[Start Supplied material]
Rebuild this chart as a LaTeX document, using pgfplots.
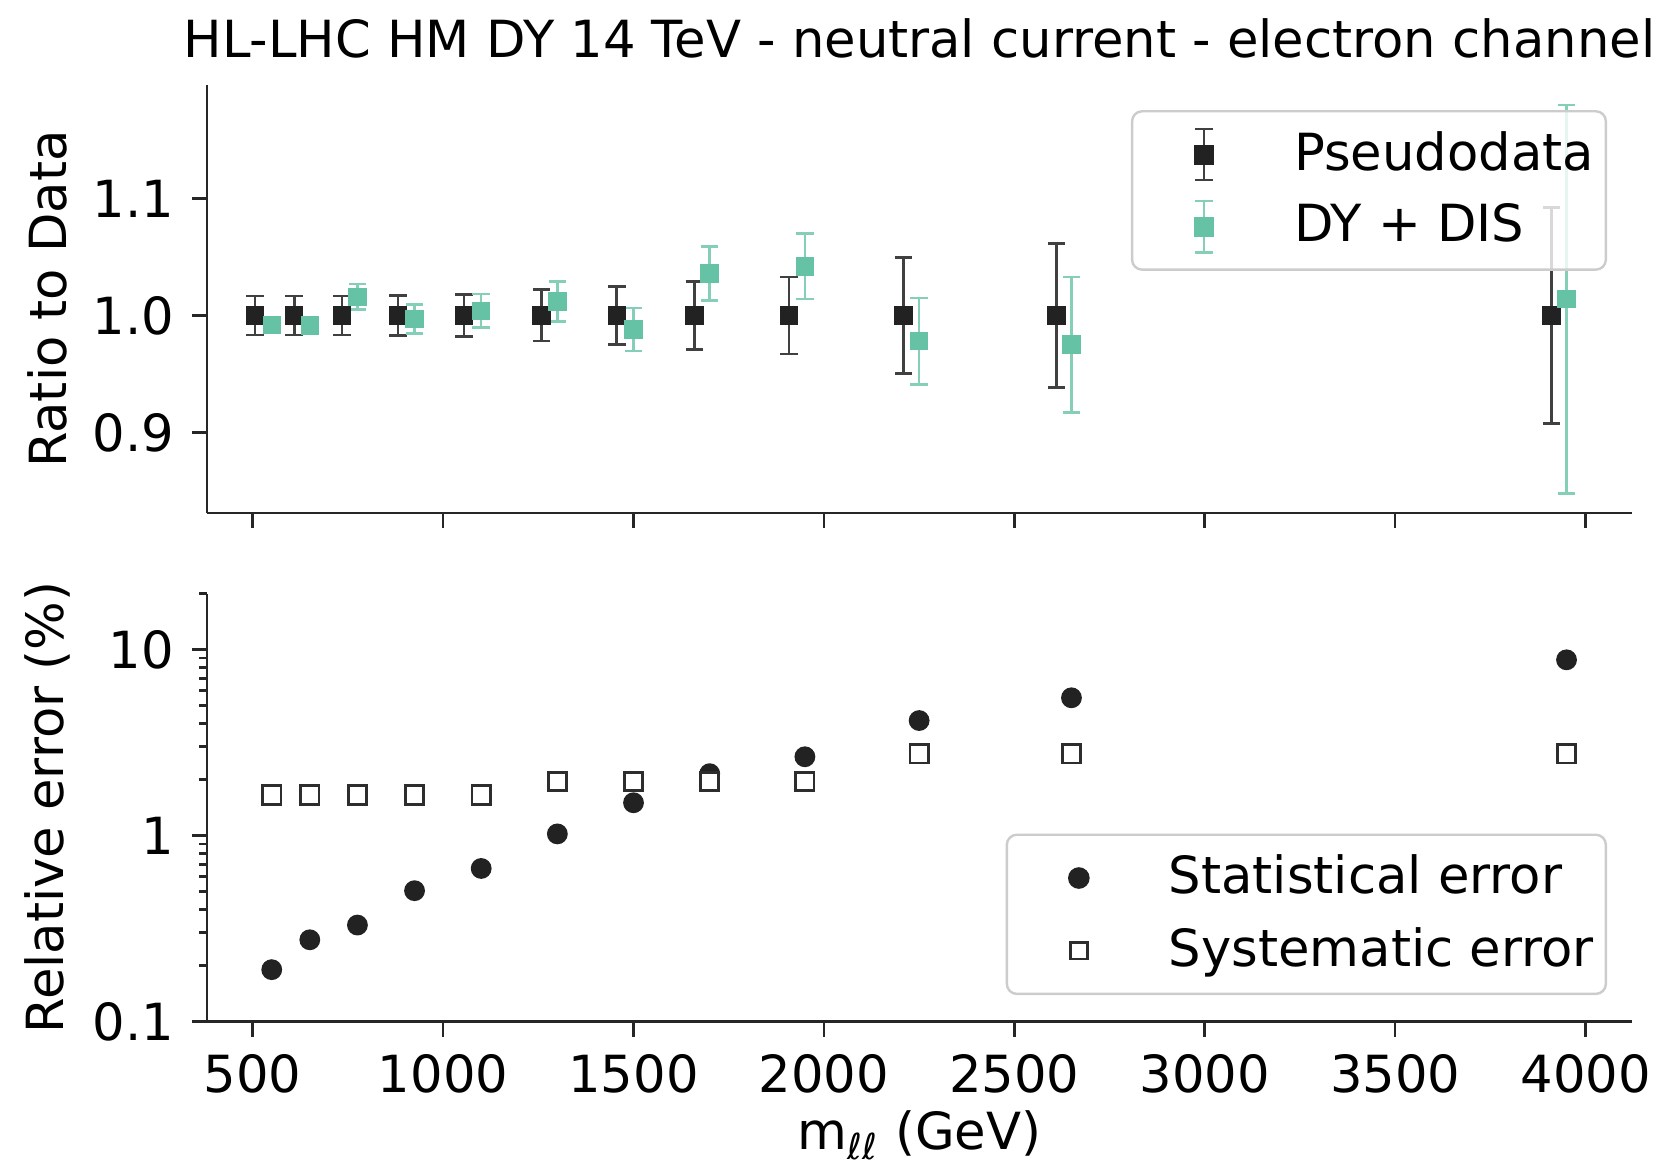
\documentclass[border=0pt]{standalone}
\usepackage{fontspec}
\setmainfont{DejaVu Sans}
\usepackage{pgfplots}
\pgfplotsset{compat=1.18}
\definecolor{dk}{HTML}{222222}
\definecolor{gr}{HTML}{66C2A5}
\definecolor{ax}{HTML}{262626}
\begin{document}
\fontsize{12.8pt}{15pt}\selectfont
\begin{tikzpicture}
\useasboundingbox (-51.75pt,-35.875pt) rectangle (364.5pt,255.375pt);
\pgfplotsset{
  myax/.style={
    scale only axis, width=356.25pt, height=107pt,
    xmin=380, xmax=4122,
    axis x line*=bottom, axis y line*=left,
    axis line style={-, line width=0.65pt, color=ax},
    tick style={line width=0.65pt, color=ax},
    major tick length=3.75pt, minor tick length=1.9pt,
    tick align=outside,
    xtick={500,1000,...,4000},
    clip=false,
    legend cell align=left,
    every axis y label/.style={at={(axis description cs:0,0.5)}, xshift=-40pt, rotate=90, anchor=center},
  },
  lg/.style={draw=black!20, line width=0.6pt, rounded corners=2.5pt, fill=white, fill opacity=0.8, text opacity=1,
    inner xsep=2pt, inner ysep=4pt, row sep=4.5pt, nodes={inner sep=1pt}},
}
% ---------------- top panel ----------------
\begin{axis}[myax, at={(0,127.1pt)}, anchor=south west,
  ymin=0.831, ymax=1.197,
  ytick={0.9,1.0,1.1}, yticklabels={0.9,1.0,1.1},
  xticklabels={},
  ylabel={Ratio to Data},
  title={HL-LHC HM DY 14 TeV - neutral current - electron channel},
  title style={at={(axis description cs:0.5,1)}, anchor=base, yshift=1pt},
  legend style={lg, at={(1,1)}, anchor=north east, xshift=-6.25pt, yshift=-6.25pt},
]
\addplot[only marks, mark=square*, mark size=2.1pt, color=dk,
  error bars/.cd, y dir=both, y explicit,
  error bar style={line width=0.65pt, color=black!75},
  error mark options={rotate=90, line width=0.65pt, color=black!75, mark size=2.2pt},
  /pgfplots/legend image code/.code={
    \path[draw=none, fill=none] (-16pt,0pt) -- (21.5pt,0pt);
    \draw[sharp corners, line width=0.65pt, black!75, opacity=1] (0pt,-6.4pt) -- (0pt,6.4pt) (-2.2pt,-6.4pt) -- (2.2pt,-6.4pt) (-2.2pt,6.4pt) -- (2.2pt,6.4pt);
    \fill[sharp corners, dk, fill opacity=1] (-2.2pt,-2.2pt) rectangle (2.2pt,2.2pt);
  },
] coordinates {
  (506,1.0) +- (0,0.0166)
  (609,1.0) +- (0,0.0167)
  (734,1.0) +- (0,0.0168)
  (882,1.0) +- (0,0.0173)
  (1055,1.0) +- (0,0.0178)
  (1258,1.0) +- (0,0.0220)
  (1456,1.0) +- (0,0.0246)
  (1660,1.0) +- (0,0.0290)
  (1908,1.0) +- (0,0.0329)
  (2209,1.0) +- (0,0.0498)
  (2611,1.0) +- (0,0.0615)
  (3910,1.0) +- (0,0.0922)
};
\addlegendentry{Pseudodata}
\addplot[only marks, mark=square*, mark size=2.1pt, color=gr,
  error bars/.cd, y dir=both, y explicit,
  error bar style={line width=0.65pt, color=gr!80},
  error mark options={rotate=90, line width=0.65pt, color=gr!80, mark size=2.2pt},
  /pgfplots/legend image code/.code={
    \path[draw=none, fill=none] (-16pt,0pt) -- (21.5pt,0pt);
    \draw[sharp corners, line width=0.65pt, gr!80, opacity=1] (0pt,-6.4pt) -- (0pt,6.4pt) (-2.2pt,-6.4pt) -- (2.2pt,-6.4pt) (-2.2pt,6.4pt) -- (2.2pt,6.4pt);
    \fill[sharp corners, gr, fill opacity=1] (-2.2pt,-2.2pt) rectangle (2.2pt,2.2pt);
  },
] coordinates {
  (550,0.992) +- (0,0.006)
  (650,0.9915) +- (0,0.006)
  (775,1.016) +- (0,0.011)
  (925,0.997) +- (0,0.0125)
  (1100,1.004) +- (0,0.0145)
  (1300,1.012) +- (0,0.017)
  (1500,0.988) +- (0,0.0185)
  (1700,1.036) +- (0,0.023)
  (1950,1.042) +- (0,0.028)
  (2250,0.978) +- (0,0.037)
  (2650,0.975) +- (0,0.058)
  (3950,1.014) +- (0,0.166)
};
\addlegendentry{DY + DIS}
\end{axis}
% ---------------- bottom panel ----------------
\begin{axis}[myax, at={(0,0)}, anchor=south west,
  ymode=log, ymin=0.1, ymax=20,
  ytick={0.1,1,10}, yticklabels={0.1,1,10},
  minor ytick={0.2,0.3,0.4,0.5,0.6,0.7,0.8,0.9,2,3,4,5,6,7,8,9,20},
  xticklabels={500,1000,1500,2000,2500,3000,3500,4000},
  ylabel={Relative error (\%)},
  xlabel={m\textsubscript{\textit{ℓℓ}} (GeV)},
  every axis x label/.style={at={(axis description cs:0.5,0)}, anchor=base, yshift=-31.9pt},
  legend style={lg, at={(1,0)}, anchor=south east, xshift=-6.25pt, yshift=6.6pt},
]
\addplot[only marks, mark=*, mark size=2.4pt, color=dk,
  /pgfplots/legend image code/.code={
    \path[draw=none, fill=none] (-16pt,0pt) -- (21.5pt,0pt) (0pt,-6.4pt) -- (0pt,6.4pt);
    \fill[dk, fill opacity=1] (0pt,0pt) circle (2.4pt);
  },
] coordinates {
  (550,0.19) (650,0.275) (775,0.33) (925,0.505) (1100,0.665) (1300,1.02)
  (1500,1.5) (1700,2.15) (1950,2.65) (2250,4.15) (2650,5.5) (3950,8.8)
};
\addlegendentry{Statistical error}
\addplot[only marks, mark=square*, mark size=2.3pt, color=dk!95, fill=white, mark options={line width=0.7pt, fill=white},
  /pgfplots/legend image code/.code={
    \path[draw=none, fill=none] (-16pt,0pt) -- (21.5pt,0pt) (0pt,-6.4pt) -- (0pt,6.4pt);
    \draw[sharp corners, dk!95, line width=0.7pt, fill=white, fill opacity=1, opacity=1] (-2.1pt,-2.1pt) rectangle (2.1pt,2.1pt);
  },
] coordinates {
  (550,1.65) (650,1.65) (775,1.65) (925,1.65) (1100,1.65) (1300,1.95)
  (1500,1.95) (1700,1.95) (1950,1.95) (2250,2.75) (2650,2.75) (3950,2.75)
};
\addlegendentry{Systematic error}
\end{axis}
\end{tikzpicture}
\end{document}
[End Supplied material]
Word for word, quote the lines above. Omit the pictures.

Rebuild this chart as a LaTeX document, using pgfplots.
\documentclass[border=0pt]{standalone}
\usepackage{fontspec}
\setmainfont{DejaVu Sans}
\usepackage{pgfplots}
\pgfplotsset{compat=1.18}
\definecolor{dk}{HTML}{222222}
\definecolor{gr}{HTML}{66C2A5}
\definecolor{ax}{HTML}{262626}
\begin{document}
\fontsize{12.8pt}{15pt}\selectfont
\begin{tikzpicture}
\useasboundingbox (-51.75pt,-35.875pt) rectangle (364.5pt,255.375pt);
\pgfplotsset{
  myax/.style={
    scale only axis, width=356.25pt, height=107pt,
    xmin=380, xmax=4122,
    axis x line*=bottom, axis y line*=left,
    axis line style={-, line width=0.65pt, color=ax},
    tick style={line width=0.65pt, color=ax},
    major tick length=3.75pt, minor tick length=1.9pt,
    tick align=outside,
    xtick={500,1000,...,4000},
    clip=false,
    legend cell align=left,
    every axis y label/.style={at={(axis description cs:0,0.5)}, xshift=-40pt, rotate=90, anchor=center},
  },
  lg/.style={draw=black!20, line width=0.6pt, rounded corners=2.5pt, fill=white, fill opacity=0.8, text opacity=1,
    inner xsep=2pt, inner ysep=4pt, row sep=4.5pt, nodes={inner sep=1pt}},
}
% ---------------- top panel ----------------
\begin{axis}[myax, at={(0,127.1pt)}, anchor=south west,
  ymin=0.831, ymax=1.197,
  ytick={0.9,1.0,1.1}, yticklabels={0.9,1.0,1.1},
  xticklabels={},
  ylabel={Ratio to Data},
  title={HL-LHC HM DY 14 TeV - neutral current - electron channel},
  title style={at={(axis description cs:0.5,1)}, anchor=base, yshift=1pt},
  legend style={lg, at={(1,1)}, anchor=north east, xshift=-6.25pt, yshift=-6.25pt},
]
\addplot[only marks, mark=square*, mark size=2.1pt, color=dk,
  error bars/.cd, y dir=both, y explicit,
  error bar style={line width=0.65pt, color=black!75},
  error mark options={rotate=90, line width=0.65pt, color=black!75, mark size=2.2pt},
  /pgfplots/legend image code/.code={
    \path[draw=none, fill=none] (-16pt,0pt) -- (21.5pt,0pt);
    \draw[sharp corners, line width=0.65pt, black!75, opacity=1] (0pt,-6.4pt) -- (0pt,6.4pt) (-2.2pt,-6.4pt) -- (2.2pt,-6.4pt) (-2.2pt,6.4pt) -- (2.2pt,6.4pt);
    \fill[sharp corners, dk, fill opacity=1] (-2.2pt,-2.2pt) rectangle (2.2pt,2.2pt);
  },
] coordinates {
  (506,1.0) +- (0,0.0166)
  (609,1.0) +- (0,0.0167)
  (734,1.0) +- (0,0.0168)
  (882,1.0) +- (0,0.0173)
  (1055,1.0) +- (0,0.0178)
  (1258,1.0) +- (0,0.0220)
  (1456,1.0) +- (0,0.0246)
  (1660,1.0) +- (0,0.0290)
  (1908,1.0) +- (0,0.0329)
  (2209,1.0) +- (0,0.0498)
  (2611,1.0) +- (0,0.0615)
  (3910,1.0) +- (0,0.0922)
};
\addlegendentry{Pseudodata}
\addplot[only marks, mark=square*, mark size=2.1pt, color=gr,
  error bars/.cd, y dir=both, y explicit,
  error bar style={line width=0.65pt, color=gr!80},
  error mark options={rotate=90, line width=0.65pt, color=gr!80, mark size=2.2pt},
  /pgfplots/legend image code/.code={
    \path[draw=none, fill=none] (-16pt,0pt) -- (21.5pt,0pt);
    \draw[sharp corners, line width=0.65pt, gr!80, opacity=1] (0pt,-6.4pt) -- (0pt,6.4pt) (-2.2pt,-6.4pt) -- (2.2pt,-6.4pt) (-2.2pt,6.4pt) -- (2.2pt,6.4pt);
    \fill[sharp corners, gr, fill opacity=1] (-2.2pt,-2.2pt) rectangle (2.2pt,2.2pt);
  },
] coordinates {
  (550,0.992) +- (0,0.006)
  (650,0.9915) +- (0,0.006)
  (775,1.016) +- (0,0.011)
  (925,0.997) +- (0,0.0125)
  (1100,1.004) +- (0,0.0145)
  (1300,1.012) +- (0,0.017)
  (1500,0.988) +- (0,0.0185)
  (1700,1.036) +- (0,0.023)
  (1950,1.042) +- (0,0.028)
  (2250,0.978) +- (0,0.037)
  (2650,0.975) +- (0,0.058)
  (3950,1.014) +- (0,0.166)
};
\addlegendentry{DY + DIS}
\end{axis}
% ---------------- bottom panel ----------------
\begin{axis}[myax, at={(0,0)}, anchor=south west,
  ymode=log, ymin=0.1, ymax=20,
  ytick={0.1,1,10}, yticklabels={0.1,1,10},
  minor ytick={0.2,0.3,0.4,0.5,0.6,0.7,0.8,0.9,2,3,4,5,6,7,8,9,20},
  xticklabels={500,1000,1500,2000,2500,3000,3500,4000},
  ylabel={Relative error (\%)},
  xlabel={m\textsubscript{\textit{ℓℓ}} (GeV)},
  every axis x label/.style={at={(axis description cs:0.5,0)}, anchor=base, yshift=-31.9pt},
  legend style={lg, at={(1,0)}, anchor=south east, xshift=-6.25pt, yshift=6.6pt},
]
\addplot[only marks, mark=*, mark size=2.4pt, color=dk,
  /pgfplots/legend image code/.code={
    \path[draw=none, fill=none] (-16pt,0pt) -- (21.5pt,0pt) (0pt,-6.4pt) -- (0pt,6.4pt);
    \fill[dk, fill opacity=1] (0pt,0pt) circle (2.4pt);
  },
] coordinates {
  (550,0.19) (650,0.275) (775,0.33) (925,0.505) (1100,0.665) (1300,1.02)
  (1500,1.5) (1700,2.15) (1950,2.65) (2250,4.15) (2650,5.5) (3950,8.8)
};
\addlegendentry{Statistical error}
\addplot[only marks, mark=square*, mark size=2.3pt, color=dk!95, fill=white, mark options={line width=0.7pt, fill=white},
  /pgfplots/legend image code/.code={
    \path[draw=none, fill=none] (-16pt,0pt) -- (21.5pt,0pt) (0pt,-6.4pt) -- (0pt,6.4pt);
    \draw[sharp corners, dk!95, line width=0.7pt, fill=white, fill opacity=1, opacity=1] (-2.1pt,-2.1pt) rectangle (2.1pt,2.1pt);
  },
] coordinates {
  (550,1.65) (650,1.65) (775,1.65) (925,1.65) (1100,1.65) (1300,1.95)
  (1500,1.95) (1700,1.95) (1950,1.95) (2250,2.75) (2650,2.75) (3950,2.75)
};
\addlegendentry{Systematic error}
\end{axis}
\end{tikzpicture}
\end{document}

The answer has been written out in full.